── COLLECTED DATA

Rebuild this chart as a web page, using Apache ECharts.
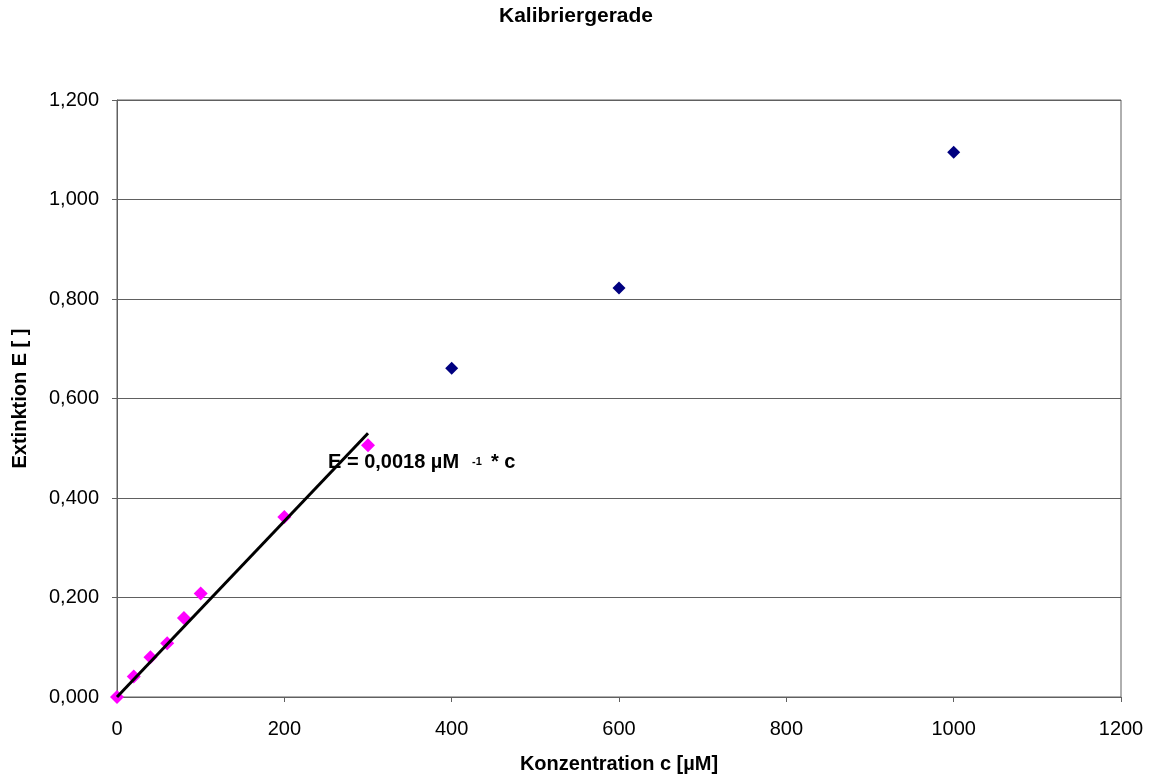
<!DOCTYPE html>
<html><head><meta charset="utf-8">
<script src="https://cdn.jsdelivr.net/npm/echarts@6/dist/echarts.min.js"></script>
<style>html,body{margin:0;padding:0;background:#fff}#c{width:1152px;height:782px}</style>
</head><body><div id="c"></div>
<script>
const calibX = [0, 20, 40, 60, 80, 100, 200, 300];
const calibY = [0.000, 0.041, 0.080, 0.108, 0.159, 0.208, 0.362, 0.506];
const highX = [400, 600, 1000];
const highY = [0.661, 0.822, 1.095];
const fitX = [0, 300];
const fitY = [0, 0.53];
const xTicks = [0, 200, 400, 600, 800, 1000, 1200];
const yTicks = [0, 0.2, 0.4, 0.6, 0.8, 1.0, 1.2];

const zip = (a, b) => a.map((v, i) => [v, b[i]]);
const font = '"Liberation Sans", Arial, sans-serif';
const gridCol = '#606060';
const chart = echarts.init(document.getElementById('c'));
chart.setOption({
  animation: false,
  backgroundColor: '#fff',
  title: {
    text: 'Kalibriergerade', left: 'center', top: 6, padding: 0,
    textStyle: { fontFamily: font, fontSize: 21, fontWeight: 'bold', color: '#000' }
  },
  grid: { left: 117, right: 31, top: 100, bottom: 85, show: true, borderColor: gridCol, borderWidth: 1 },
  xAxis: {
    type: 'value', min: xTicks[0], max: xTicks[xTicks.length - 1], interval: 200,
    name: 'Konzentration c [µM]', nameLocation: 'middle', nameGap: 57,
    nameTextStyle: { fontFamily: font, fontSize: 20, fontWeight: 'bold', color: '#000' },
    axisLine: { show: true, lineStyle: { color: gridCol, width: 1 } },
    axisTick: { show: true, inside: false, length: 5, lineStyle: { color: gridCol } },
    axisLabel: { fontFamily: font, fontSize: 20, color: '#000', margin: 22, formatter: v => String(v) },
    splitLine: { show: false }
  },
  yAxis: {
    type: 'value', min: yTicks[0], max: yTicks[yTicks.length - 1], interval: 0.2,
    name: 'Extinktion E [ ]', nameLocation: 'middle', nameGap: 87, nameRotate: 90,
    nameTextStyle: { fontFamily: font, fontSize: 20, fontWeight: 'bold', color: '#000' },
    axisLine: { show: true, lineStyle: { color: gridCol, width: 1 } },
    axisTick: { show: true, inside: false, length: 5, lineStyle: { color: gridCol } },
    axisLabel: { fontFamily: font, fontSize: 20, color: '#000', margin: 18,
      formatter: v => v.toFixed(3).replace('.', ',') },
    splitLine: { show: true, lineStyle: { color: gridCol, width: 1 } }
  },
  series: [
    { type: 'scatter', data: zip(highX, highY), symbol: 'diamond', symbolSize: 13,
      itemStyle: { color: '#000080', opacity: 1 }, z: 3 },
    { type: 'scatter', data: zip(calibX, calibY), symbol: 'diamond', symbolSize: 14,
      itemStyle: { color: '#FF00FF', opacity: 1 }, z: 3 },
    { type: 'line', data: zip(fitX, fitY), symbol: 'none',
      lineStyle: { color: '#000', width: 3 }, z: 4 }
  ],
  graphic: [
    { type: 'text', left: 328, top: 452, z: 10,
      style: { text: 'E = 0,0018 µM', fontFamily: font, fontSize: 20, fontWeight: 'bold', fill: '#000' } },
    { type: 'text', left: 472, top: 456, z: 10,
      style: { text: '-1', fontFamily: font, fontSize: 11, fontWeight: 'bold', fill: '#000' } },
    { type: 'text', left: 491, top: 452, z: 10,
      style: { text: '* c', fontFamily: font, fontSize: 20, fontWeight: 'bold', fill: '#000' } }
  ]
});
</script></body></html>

────

◆ **DO THIS**
Leave the pictures out and reproduce exactly the lines from the top of the listing above through the line with "const yTicks = [0, 0.2, 0.4, 0.6, 0.8, 1.0, 1.2];".

◆ **EXERCISE RESULT**
Rebuild this chart as a web page, using Apache ECharts.
<!DOCTYPE html>
<html><head><meta charset="utf-8">
<script src="https://cdn.jsdelivr.net/npm/echarts@6/dist/echarts.min.js"></script>
<style>html,body{margin:0;padding:0;background:#fff}#c{width:1152px;height:782px}</style>
</head><body><div id="c"></div>
<script>
const calibX = [0, 20, 40, 60, 80, 100, 200, 300];
const calibY = [0.000, 0.041, 0.080, 0.108, 0.159, 0.208, 0.362, 0.506];
const highX = [400, 600, 1000];
const highY = [0.661, 0.822, 1.095];
const fitX = [0, 300];
const fitY = [0, 0.53];
const xTicks = [0, 200, 400, 600, 800, 1000, 1200];
const yTicks = [0, 0.2, 0.4, 0.6, 0.8, 1.0, 1.2];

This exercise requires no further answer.